== WORK TO COMPLETE ==
Repeat exactly, and only, the lines from the one that contains "Reproduce this chart with Chart.js." to the one that contains "const yTicks = [0, 10, 20, 30, 40, 50, 60, 70];", both ends included. Omit every picture.
--- PROVIDED DATA ---
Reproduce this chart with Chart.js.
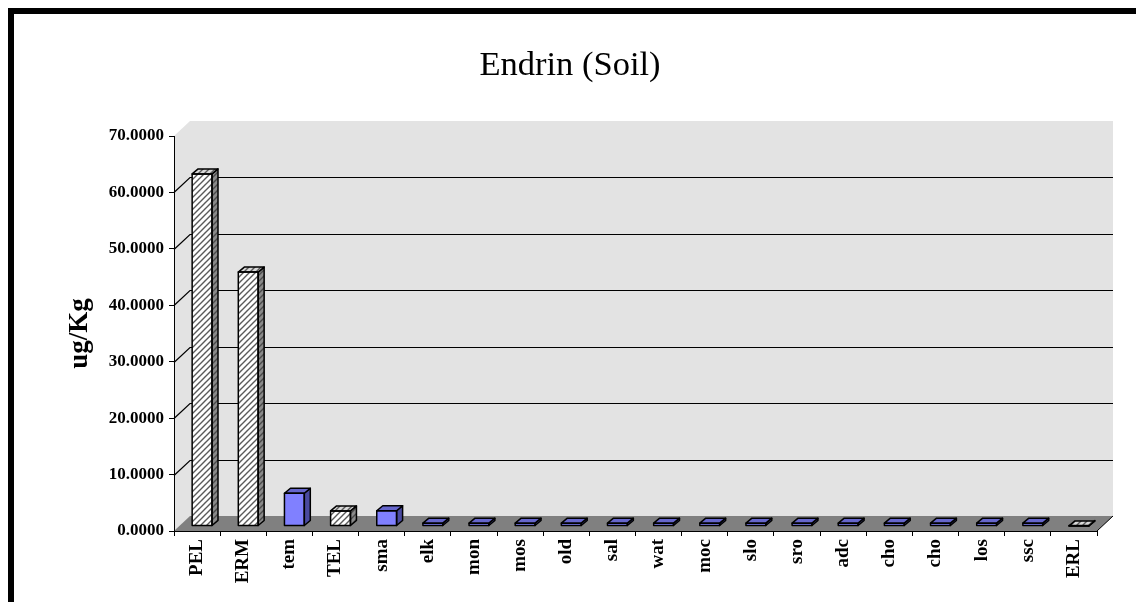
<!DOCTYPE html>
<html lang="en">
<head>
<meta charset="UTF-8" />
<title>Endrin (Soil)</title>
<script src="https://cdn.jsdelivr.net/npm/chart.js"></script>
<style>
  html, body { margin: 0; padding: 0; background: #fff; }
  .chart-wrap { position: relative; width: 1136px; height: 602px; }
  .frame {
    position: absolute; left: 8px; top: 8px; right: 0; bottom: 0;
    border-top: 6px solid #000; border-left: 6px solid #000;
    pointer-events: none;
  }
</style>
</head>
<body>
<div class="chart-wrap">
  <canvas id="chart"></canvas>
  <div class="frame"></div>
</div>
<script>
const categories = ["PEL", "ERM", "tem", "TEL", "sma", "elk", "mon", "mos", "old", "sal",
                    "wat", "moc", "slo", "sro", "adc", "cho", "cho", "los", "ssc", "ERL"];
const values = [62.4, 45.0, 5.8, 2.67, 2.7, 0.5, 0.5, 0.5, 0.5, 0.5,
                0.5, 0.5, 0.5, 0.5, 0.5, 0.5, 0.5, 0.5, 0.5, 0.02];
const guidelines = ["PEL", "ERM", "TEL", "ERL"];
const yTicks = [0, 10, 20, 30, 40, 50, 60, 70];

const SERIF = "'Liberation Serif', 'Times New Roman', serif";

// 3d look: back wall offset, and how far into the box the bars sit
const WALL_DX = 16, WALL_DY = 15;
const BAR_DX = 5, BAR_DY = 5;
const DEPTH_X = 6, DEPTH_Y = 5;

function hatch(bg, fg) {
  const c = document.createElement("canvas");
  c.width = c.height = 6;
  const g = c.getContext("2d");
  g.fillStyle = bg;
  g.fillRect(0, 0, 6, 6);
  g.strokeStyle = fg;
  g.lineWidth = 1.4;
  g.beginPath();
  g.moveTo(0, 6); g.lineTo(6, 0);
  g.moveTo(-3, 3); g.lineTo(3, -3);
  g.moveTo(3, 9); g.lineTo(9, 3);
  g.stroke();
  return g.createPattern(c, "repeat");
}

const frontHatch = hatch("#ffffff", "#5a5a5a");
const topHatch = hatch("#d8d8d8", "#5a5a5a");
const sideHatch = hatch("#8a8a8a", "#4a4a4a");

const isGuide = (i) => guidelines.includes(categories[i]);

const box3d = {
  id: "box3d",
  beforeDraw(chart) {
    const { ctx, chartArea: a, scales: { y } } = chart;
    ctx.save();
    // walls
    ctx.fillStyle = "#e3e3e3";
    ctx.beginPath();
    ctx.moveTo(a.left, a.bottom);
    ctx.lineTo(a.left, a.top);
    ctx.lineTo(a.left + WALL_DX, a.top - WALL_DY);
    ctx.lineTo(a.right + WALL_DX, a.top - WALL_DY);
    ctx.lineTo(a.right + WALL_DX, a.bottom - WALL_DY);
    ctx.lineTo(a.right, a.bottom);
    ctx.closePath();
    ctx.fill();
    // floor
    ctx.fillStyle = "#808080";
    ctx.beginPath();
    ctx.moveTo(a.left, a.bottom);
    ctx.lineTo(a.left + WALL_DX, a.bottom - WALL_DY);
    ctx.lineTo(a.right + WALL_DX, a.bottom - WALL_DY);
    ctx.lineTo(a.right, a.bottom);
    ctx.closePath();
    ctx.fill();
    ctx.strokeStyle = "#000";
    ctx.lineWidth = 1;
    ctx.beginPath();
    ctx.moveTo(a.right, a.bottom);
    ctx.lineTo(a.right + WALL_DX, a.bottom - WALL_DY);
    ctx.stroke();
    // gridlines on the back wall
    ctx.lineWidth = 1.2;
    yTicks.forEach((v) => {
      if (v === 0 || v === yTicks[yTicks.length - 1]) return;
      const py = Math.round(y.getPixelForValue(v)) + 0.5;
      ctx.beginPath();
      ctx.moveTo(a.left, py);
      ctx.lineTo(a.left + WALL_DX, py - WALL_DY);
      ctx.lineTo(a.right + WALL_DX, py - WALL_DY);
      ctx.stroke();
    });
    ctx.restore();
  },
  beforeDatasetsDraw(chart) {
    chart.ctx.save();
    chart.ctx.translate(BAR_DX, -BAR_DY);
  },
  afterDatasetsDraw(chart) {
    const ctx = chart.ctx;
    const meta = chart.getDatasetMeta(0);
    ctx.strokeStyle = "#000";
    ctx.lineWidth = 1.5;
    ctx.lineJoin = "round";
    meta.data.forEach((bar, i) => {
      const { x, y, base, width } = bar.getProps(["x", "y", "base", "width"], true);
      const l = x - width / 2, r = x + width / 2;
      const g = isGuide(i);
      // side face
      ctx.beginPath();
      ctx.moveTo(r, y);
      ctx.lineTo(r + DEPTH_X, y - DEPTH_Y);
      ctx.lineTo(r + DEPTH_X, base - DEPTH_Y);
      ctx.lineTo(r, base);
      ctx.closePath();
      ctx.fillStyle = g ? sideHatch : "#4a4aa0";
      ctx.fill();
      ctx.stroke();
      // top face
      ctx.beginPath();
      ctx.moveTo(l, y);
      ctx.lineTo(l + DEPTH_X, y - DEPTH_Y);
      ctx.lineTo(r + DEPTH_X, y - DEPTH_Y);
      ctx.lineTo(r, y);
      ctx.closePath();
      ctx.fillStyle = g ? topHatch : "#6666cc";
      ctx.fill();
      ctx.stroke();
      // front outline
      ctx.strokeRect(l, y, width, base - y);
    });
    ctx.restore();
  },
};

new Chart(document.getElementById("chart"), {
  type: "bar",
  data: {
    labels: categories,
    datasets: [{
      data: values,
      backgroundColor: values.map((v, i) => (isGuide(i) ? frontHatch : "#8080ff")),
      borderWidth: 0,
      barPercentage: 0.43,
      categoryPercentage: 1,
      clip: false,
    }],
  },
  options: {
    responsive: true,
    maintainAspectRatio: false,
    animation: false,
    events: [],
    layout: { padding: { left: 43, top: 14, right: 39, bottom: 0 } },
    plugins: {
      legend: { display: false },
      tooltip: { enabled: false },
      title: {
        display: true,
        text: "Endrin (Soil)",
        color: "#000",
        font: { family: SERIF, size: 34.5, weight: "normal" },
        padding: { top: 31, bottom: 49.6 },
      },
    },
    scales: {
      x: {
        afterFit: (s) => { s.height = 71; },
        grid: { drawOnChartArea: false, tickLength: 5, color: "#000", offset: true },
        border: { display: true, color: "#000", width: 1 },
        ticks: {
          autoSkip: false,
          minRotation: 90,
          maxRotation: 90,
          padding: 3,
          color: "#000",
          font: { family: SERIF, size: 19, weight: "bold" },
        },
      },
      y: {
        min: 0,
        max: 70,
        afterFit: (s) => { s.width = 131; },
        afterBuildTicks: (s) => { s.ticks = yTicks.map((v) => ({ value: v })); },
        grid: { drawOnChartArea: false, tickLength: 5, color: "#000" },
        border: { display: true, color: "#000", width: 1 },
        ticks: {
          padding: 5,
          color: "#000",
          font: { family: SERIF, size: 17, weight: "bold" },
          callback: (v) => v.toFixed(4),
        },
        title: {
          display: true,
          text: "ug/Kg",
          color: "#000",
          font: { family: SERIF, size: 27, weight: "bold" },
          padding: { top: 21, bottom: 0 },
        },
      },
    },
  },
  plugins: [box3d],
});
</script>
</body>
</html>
---
--- PROVIDED DATA ---
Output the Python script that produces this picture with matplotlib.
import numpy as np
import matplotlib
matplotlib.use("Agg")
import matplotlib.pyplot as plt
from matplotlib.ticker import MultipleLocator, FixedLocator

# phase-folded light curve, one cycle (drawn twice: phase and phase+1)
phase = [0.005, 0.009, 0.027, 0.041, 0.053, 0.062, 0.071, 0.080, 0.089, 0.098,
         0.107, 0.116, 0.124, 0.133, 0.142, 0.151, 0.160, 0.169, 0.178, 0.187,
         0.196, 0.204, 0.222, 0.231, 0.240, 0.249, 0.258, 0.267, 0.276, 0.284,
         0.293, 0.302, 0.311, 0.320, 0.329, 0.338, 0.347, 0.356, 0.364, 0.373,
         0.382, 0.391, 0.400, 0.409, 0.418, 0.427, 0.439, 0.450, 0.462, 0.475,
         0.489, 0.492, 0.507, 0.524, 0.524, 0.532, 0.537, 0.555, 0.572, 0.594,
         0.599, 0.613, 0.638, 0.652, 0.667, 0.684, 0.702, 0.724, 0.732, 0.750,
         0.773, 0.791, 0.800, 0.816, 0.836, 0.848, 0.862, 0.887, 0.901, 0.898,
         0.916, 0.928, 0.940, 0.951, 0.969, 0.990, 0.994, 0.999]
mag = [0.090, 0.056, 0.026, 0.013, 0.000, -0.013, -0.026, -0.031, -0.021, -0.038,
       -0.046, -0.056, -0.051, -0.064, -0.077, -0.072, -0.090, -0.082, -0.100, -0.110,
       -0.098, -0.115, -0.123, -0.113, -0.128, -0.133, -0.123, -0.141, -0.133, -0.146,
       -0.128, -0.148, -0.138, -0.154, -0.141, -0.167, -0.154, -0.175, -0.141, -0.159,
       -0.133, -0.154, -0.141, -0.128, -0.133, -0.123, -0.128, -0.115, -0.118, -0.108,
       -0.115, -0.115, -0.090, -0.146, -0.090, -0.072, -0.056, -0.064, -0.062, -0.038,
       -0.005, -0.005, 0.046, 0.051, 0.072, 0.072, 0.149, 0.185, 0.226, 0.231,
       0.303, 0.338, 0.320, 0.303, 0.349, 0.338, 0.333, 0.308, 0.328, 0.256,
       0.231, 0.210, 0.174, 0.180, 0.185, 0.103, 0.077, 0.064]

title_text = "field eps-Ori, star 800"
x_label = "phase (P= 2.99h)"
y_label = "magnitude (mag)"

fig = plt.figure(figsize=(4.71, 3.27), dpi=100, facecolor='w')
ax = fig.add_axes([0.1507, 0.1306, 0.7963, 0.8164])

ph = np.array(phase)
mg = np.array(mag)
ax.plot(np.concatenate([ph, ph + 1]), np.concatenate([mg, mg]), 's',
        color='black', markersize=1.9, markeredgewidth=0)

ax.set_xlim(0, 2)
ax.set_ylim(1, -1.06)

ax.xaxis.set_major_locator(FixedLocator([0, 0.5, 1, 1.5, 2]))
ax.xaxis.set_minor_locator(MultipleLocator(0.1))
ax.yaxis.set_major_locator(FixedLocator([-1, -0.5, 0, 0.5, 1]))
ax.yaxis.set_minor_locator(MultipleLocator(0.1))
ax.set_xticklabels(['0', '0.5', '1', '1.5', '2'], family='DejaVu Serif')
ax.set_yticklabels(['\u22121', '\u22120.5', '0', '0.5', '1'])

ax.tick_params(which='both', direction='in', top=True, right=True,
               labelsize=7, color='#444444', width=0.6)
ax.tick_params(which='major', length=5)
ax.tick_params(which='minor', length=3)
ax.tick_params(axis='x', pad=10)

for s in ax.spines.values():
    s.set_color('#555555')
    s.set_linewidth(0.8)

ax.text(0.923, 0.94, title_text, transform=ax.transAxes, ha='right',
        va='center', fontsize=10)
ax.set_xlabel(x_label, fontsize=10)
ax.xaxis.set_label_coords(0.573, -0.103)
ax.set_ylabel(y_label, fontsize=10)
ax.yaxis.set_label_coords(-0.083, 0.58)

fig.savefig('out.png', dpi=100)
---
== SOLUTION FOR THIS EXERCISE ==
Reproduce this chart with Chart.js.
<!DOCTYPE html>
<html lang="en">
<head>
<meta charset="UTF-8" />
<title>Endrin (Soil)</title>
<script src="https://cdn.jsdelivr.net/npm/chart.js"></script>
<style>
  html, body { margin: 0; padding: 0; background: #fff; }
  .chart-wrap { position: relative; width: 1136px; height: 602px; }
  .frame {
    position: absolute; left: 8px; top: 8px; right: 0; bottom: 0;
    border-top: 6px solid #000; border-left: 6px solid #000;
    pointer-events: none;
  }
</style>
</head>
<body>
<div class="chart-wrap">
  <canvas id="chart"></canvas>
  <div class="frame"></div>
</div>
<script>
const categories = ["PEL", "ERM", "tem", "TEL", "sma", "elk", "mon", "mos", "old", "sal",
                    "wat", "moc", "slo", "sro", "adc", "cho", "cho", "los", "ssc", "ERL"];
const values = [62.4, 45.0, 5.8, 2.67, 2.7, 0.5, 0.5, 0.5, 0.5, 0.5,
                0.5, 0.5, 0.5, 0.5, 0.5, 0.5, 0.5, 0.5, 0.5, 0.02];
const guidelines = ["PEL", "ERM", "TEL", "ERL"];
const yTicks = [0, 10, 20, 30, 40, 50, 60, 70];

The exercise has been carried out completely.